The Future of Piracy (Updated)
We’re beginning to see the future of piracy unfold in the seas south of the Horn of Africa. Somali pirates have captured an oil tanker belonging to Saudi ARAMCO:
JIDDA, Saudi Arabia: Pirates captured a Saudi-owned supertanker loaded with more than $100 million worth of crude oil off the coast of Kenya, seizing the largest ship ever hijacked, United States Navy officials said Monday.
The hijacking follows a string of increasingly brazen attacks by Somali pirates in recent months, but this appears to be the first time that pirates have seized a full oil tanker.
“This is unprecedented,” Lieutenant Nathan Christensen, a spokesman for the Fifth Fleet, told Reuters. “It’s the largest ship that we’ve seen pirated. It’s three times the size of an aircraft carrier.”
The attack took place despite an increased multinational naval presence off the Somali coast, where most of the recent hijackings have taken place. The pirates are generally heavily armed, and travel in speedboats equipped with satellite phones and GPS equipment.
I’ve been predicting this unwelcome development for some time. I don’t believe that either the oil-exporting or oil-importing nations can allow this to go unchallenged. To date the pirates have mostly been demanding ransoms for captured ships, crews, and cargoes and the ransoms have grown higher as their prizes have become richer. However, that’s not the only possibility.
If the pirates can seize prizes of this size with impunity, I have little doubt that fences will step up to take the oil itself off their hands. It seems to me that could have serious consequences for the world oil trade itself.
Perhaps we’ll be seeing Saudi naval vessels escorting the country’s own ships soon. The Royal Saudi Navy hasn’t had much of a chance to exercise its abilities, compared to the Army and Air Force, so this might be useful.

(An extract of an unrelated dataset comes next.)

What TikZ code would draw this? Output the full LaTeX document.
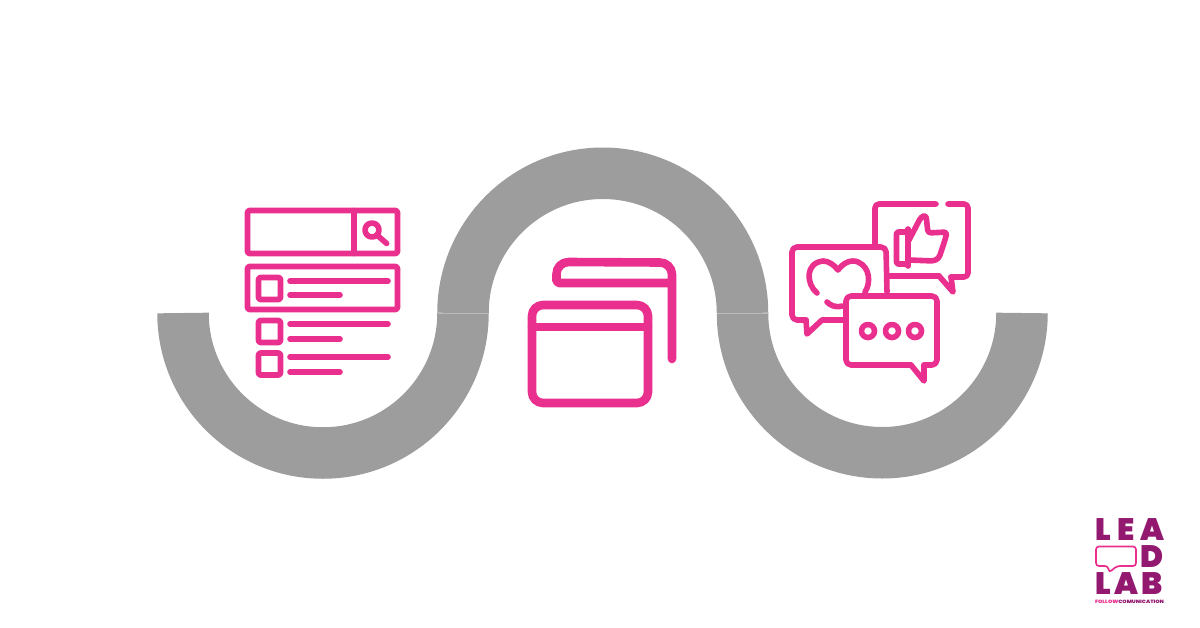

As I noted before piracy in the Caribbean and Atlantic was only tamped down by the United States and the United Kingdom in the 19th century with a combination of changes in the law and naval might. If the Saudi navy isn’t up to the task, the world’s great navies may be called on once again.
This AP news update would appear to suggest that the tanker remains in the hands of the pirates:
MOGADISHU, Somalia — A Somali official is vowing to rescue a hijacked Saudi oil supertanker “by using force if necessary.”
Abdullkadir Musa is the deputy sea port minister in northern Somalia’s Puntland region, which is a hotspot for piracy. He says that if the ship anchors anywhere near Eyl — where the U.S. says it’s heading — then his forces will rescue it.
The tanker was hijacked over the weekend. Its owners grappled with how to respond Tuesday, as naval forces patrolling the region said they would not intervene to stop or free the captured vessel.
That would seem to contradict earlier reports that the vessel had been freed, a story which I haven’t seen confirmed anywhere.